Commercial design: how agencies price OEM ERP for recurring revenue
Agencies should avoid copying generic software pricing without considering service economics. The strongest commercial models separate implementation fees from recurring platform value. A typical structure includes a one-time onboarding and configuration fee, a monthly software subscription, optional managed integration fees, and tiered support or optimization retainers. This preserves margin visibility and prevents software from being treated as a low-value add-on.
For white-label and embedded ERP offers, pricing should reflect business outcomes rather than only user counts. Agencies can package around order volume bands, warehouse complexity, brand count, or workflow modules. This aligns pricing with client growth and creates natural expansion paths. It also helps the agency avoid underpricing accounts with heavy operational demands.
Executive recommendations for agencies entering the OEM ERP channel
Start with the client base you already understand.
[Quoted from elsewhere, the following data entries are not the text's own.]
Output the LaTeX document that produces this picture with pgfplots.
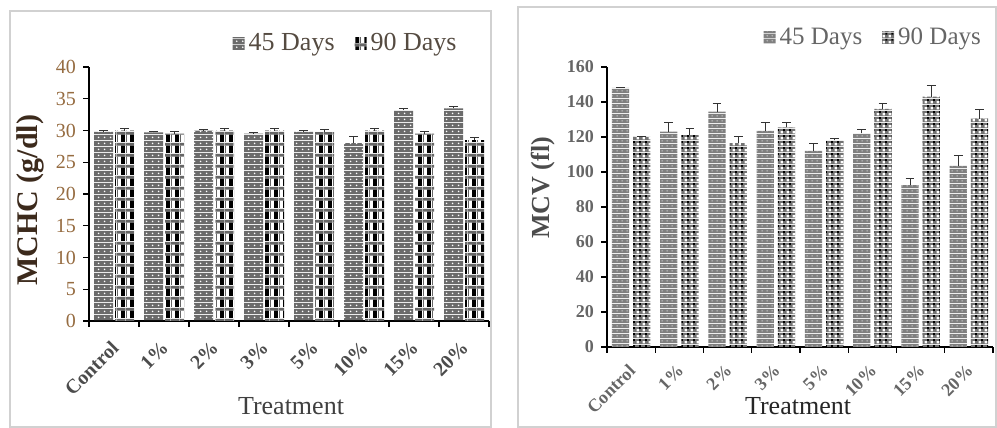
\documentclass[border=0pt]{standalone}
\usepackage{pgfplots}
\usepackage{pgfplotstable}
\pgfplotsset{compat=1.18}
\usepackage{fontspec}
\setmainfont{Liberation Serif}
\usetikzlibrary{patterns}

\pgfdeclarepatterninherentlycolored{Lfortyfive}{\pgfpointorigin}{\pgfpoint{3pt}{3pt}}{\pgfpoint{3pt}{3pt}}{%
 \pgfsetfillcolor{black!58}\pgfpathrectangle{\pgfpointorigin}{\pgfpoint{3pt}{3pt}}\pgfusepath{fill}%
 \pgfsetfillcolor{white}\pgfpathcircle{\pgfpoint{1.5pt}{1.5pt}}{0.5pt}\pgfusepath{fill}}
\pgfdeclarepatterninherentlycolored{Lninety}{\pgfpointorigin}{\pgfpoint{4.5pt}{5.5pt}}{\pgfpoint{4.5pt}{5.5pt}}{%
 \pgfsetfillcolor{white}\pgfpathrectangle{\pgfpointorigin}{\pgfpoint{4.5pt}{5.5pt}}\pgfusepath{fill}%
 \pgfsetfillcolor{black!60}\pgfpathrectangle{\pgfpoint{0pt}{4pt}}{\pgfpoint{4.5pt}{1.5pt}}\pgfusepath{fill}%
 \pgfpathrectangle{\pgfpoint{0pt}{0pt}}{\pgfpoint{0.5pt}{4pt}}\pgfusepath{fill}%
 \pgfsetfillcolor{black}\pgfpathrectangle{\pgfpoint{2.3pt}{0pt}}{\pgfpoint{2pt}{4pt}}\pgfusepath{fill}}
\pgfdeclarepatterninherentlycolored{Rfortyfive}{\pgfpointorigin}{\pgfpoint{2.5pt}{2.5pt}}{\pgfpoint{2.5pt}{2.5pt}}{%
 \pgfsetfillcolor{black!50}\pgfpathrectangle{\pgfpointorigin}{\pgfpoint{2.5pt}{2.5pt}}\pgfusepath{fill}%
 \pgfsetfillcolor{black!28}\pgfpathcircle{\pgfpoint{1.25pt}{1.25pt}}{0.5pt}\pgfusepath{fill}}
\pgfdeclarepatterninherentlycolored{Rninety}{\pgfpointorigin}{\pgfpoint{3pt}{3pt}}{\pgfpoint{3pt}{3pt}}{%
 \pgfsetfillcolor{black!55}\pgfpathrectangle{\pgfpointorigin}{\pgfpoint{3pt}{3pt}}\pgfusepath{fill}%
 \pgfsetfillcolor{white}\pgfpathrectangle{\pgfpoint{0.3pt}{0.3pt}}{\pgfpoint{1.3pt}{1.3pt}}\pgfusepath{fill}%
 \pgfsetfillcolor{black}\pgfpathrectangle{\pgfpoint{1.8pt}{1.8pt}}{\pgfpoint{1.1pt}{1.1pt}}\pgfusepath{fill}}

\definecolor{tan}{RGB}{150,108,65}
\definecolor{darkbrown}{RGB}{60,42,28}
\definecolor{legbrown}{RGB}{85,75,65}

\pgfplotstableread{
x a ea b eb
0 29.8 0.2 30.0 0.3
1 29.7 0.2 29.5 0.4
2 30.0 0.2 30.0 0.3
3 29.5 0.2 30.0 0.3
4 29.8 0.2 29.8 0.3
5 28.0 1.0 30.0 0.3
6 33.2 0.3 29.5 0.3
7 33.5 0.3 28.5 0.4
}\mchc
\pgfplotstableread{
x a ea b eb
0 148.0 0.5 120.0 0.5
1 123.0 5.5 121.0 4.0
2 134.5 4.5 116.5 3.5
3 123.5 4.5 125.5 2.5
4 112.0 4.5 118.0 1.0
5 122.0 2.5 136.0 3.2
6 92.5 3.5 143.0 6.5
7 103.5 5.7 130.5 5.0
}\mcv

\pgfplotsset{
 common/.style={
  anchor=south west, scale only axis,
  xmin=-0.5, xmax=7.5,
  axis lines*=left, axis line style={-, line width=0.7pt},
  xtick={0,...,7},
  xticklabels={Control,1\%,2\%,3\%,5\%,10\%,15\%,20\%},
  major x tick style={draw=none},
  minor xtick={-0.5,0.5,...,7.5},
  minor x tick style={black, line width=0.6pt},
  minor tick length=3pt, major tick length=3pt,
  tick align=outside,
  y tick style={black, line width=0.6pt},
  /pgf/number format/assume math mode=true,
  legend style={draw=none, fill=none, legend columns=2, inner sep=0pt,
    /tikz/every even column/.append style={column sep=8pt}},
  legend image code/.code={\path[#1] (0pt,-3pt) rectangle (6pt,3pt);},
  error bars/y dir=plus, error bars/y explicit,
  error bars/error bar style={black!80, line width=0.5pt},
  error bars/error mark options={rotate=90, mark size=2.2pt, black!80, line width=0.5pt},
 }
}

\begin{document}
\begin{tikzpicture}
\useasboundingbox (0,0) rectangle (498.5pt,214pt);
\fill[white] (0,0) rectangle (498.5pt,214pt);

% Left panel
\begin{axis}[common,
 at={(44.5pt,53.5pt)}, width=200pt, height=127pt,
 ymin=0, ymax=40, ytick={0,5,...,40},
 xticklabel style={xshift=3pt, yshift=-6.5pt, rotate=45, anchor=east, font=\bfseries\fontsize{10}{12}\selectfont, text=black!70},
 yticklabel style={font=\fontsize{10}{12}\selectfont, text=tan},
 ylabel={MCHC (g/dl)},
 ylabel style={at={(axis description cs:-0.1475,0.476)}, anchor=center, font=\bfseries\fontsize{15}{18}\selectfont, text=darkbrown},
 xlabel={Treatment},
 xlabel style={at={(axis description cs:0.505,-0.335)}, anchor=center, font=\fontsize{13}{16}\selectfont, text=black!75},
 legend style={at={(0.93,1.035)}, anchor=south east, font=\fontsize{13}{15}\selectfont, text=legbrown},
 bar width=0.38,
]
\addplot[ybar, bar shift=0, draw=none, pattern=Lfortyfive] table[x expr=\thisrow{x}-0.21, y=a, y error=ea] {\mchc};
\addlegendentry{45 Days}
\addplot[ybar, bar shift=0, draw=none, pattern=Lninety] table[x expr=\thisrow{x}+0.21, y=b, y error=eb] {\mchc};
\addlegendentry{90 Days}
\end{axis}

% Right panel
\begin{axis}[common,
 at={(303.5pt,40.5pt)}, width=193pt, height=140pt,
 ymin=0, ymax=160, ytick={0,20,...,160},
 xticklabel style={xshift=3pt, yshift=-5pt, rotate=45, anchor=east, font=\bfseries\fontsize{9}{11}\selectfont, text=black!60},
 yticklabel style={font=\bfseries\fontsize{9}{11}\selectfont, text=black!60},
 ylabel={MCV (fl)},
 ylabel style={at={(axis description cs:-0.166,0.568)}, anchor=center, font=\bfseries\fontsize{13}{16}\selectfont, text=black!70},
 xlabel={Treatment},
 xlabel style={at={(axis description cs:0.495,-0.212)}, anchor=center, font=\fontsize{13}{16}\selectfont, text=black!85},
 legend style={at={(0.98,1.054)}, anchor=south east, font=\fontsize{12.5}{15}\selectfont, text=black!60},
 bar width=0.36,
]
\addplot[ybar, bar shift=0, draw=none, pattern=Rfortyfive] table[x expr=\thisrow{x}-0.22, y=a, y error=ea] {\mcv};
\addlegendentry{45 Days}
\addplot[ybar, bar shift=0, draw=none, pattern=Rninety] table[x expr=\thisrow{x}+0.22, y=b, y error=eb] {\mcv};
\addlegendentry{90 Days}
\end{axis}

\draw[black!18, line width=0.8pt] (5pt,0.5pt) rectangle (245.5pt,208.5pt);
\draw[black!18, line width=0.8pt] (259pt,0.5pt) rectangle (498pt,210.5pt);
\end{tikzpicture}
\end{document}
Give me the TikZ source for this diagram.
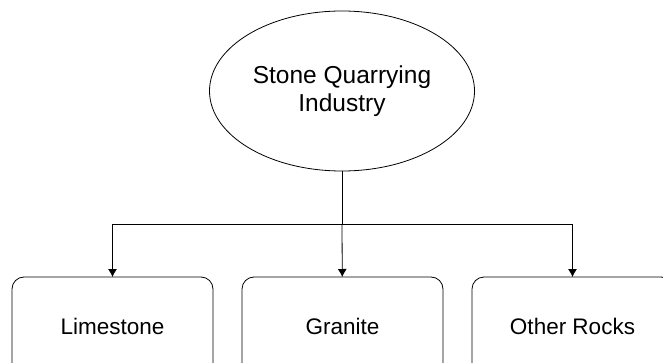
\documentclass[tikz,border=0pt]{standalone}
\usepackage{fontspec}
\setmainfont{Liberation Sans}
\usetikzlibrary{shapes.geometric,positioning,arrows.meta}

\tikzset{
  industry/.style={draw, ellipse, minimum width=265pt, minimum height=160pt,
    inner sep=0pt, align=center, font=\fontsize{24.5}{28}\selectfont},
  rock/.style={draw, rounded corners=12pt, minimum width=201pt, minimum height=98pt,
    inner sep=0pt, outer sep=0pt, font=\fontsize{22.5}{26}\selectfont},
}

\begin{document}
\begin{tikzpicture}[>={Latex[length=8pt,width=9pt]}, x=1pt, y=-1pt, node distance=29pt, line width=0.8pt]
  % Frame
  \useasboundingbox (0,0) rectangle (663,363);
  \clip (0,0) rectangle (663,363);
  % Nodes
  \node[industry] (Ind) at (342,91) {Stone Quarrying\\Industry};
  \node[rock] (Gra) at (342.5,326) {Granite};
  \node[rock] (Lim) [left=of Gra] {Limestone};
  \node[rock] (Oth) [right=of Gra] {Other Rocks};
  \coordinate (Bar) at (342,224);
  % Arrows
  \draw (Ind) -- (Bar);
  \draw[->] (Bar) -- (Gra);
  \draw[->] (Bar) -| (Lim);
  \draw[->] (Bar) -| (Oth);
\end{tikzpicture}
\end{document}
Agencies should identify existing ecommerce accounts with operational complexity, recurring support relationships, and executive openness to systems consolidation. These accounts provide the best environment for validating packaging, implementation effort, and support assumptions before broader market expansion.
Choose an ERP partner that supports channel economics, not just product features. White-label rights, embedded flexibility, API maturity, implementation support, and partner margin structure matter as much as core ERP functionality. The right OEM relationship should help the agency scale recurring revenue without forcing it into direct competition with the vendor.
Finally, build the practice as a productized service line. That means clear offers, standard delivery methods, customer success ownership, and measurable unit economics. Agencies that approach OEM ERP with a platform mindset can move beyond project dependency and create a more durable, higher-retention business model.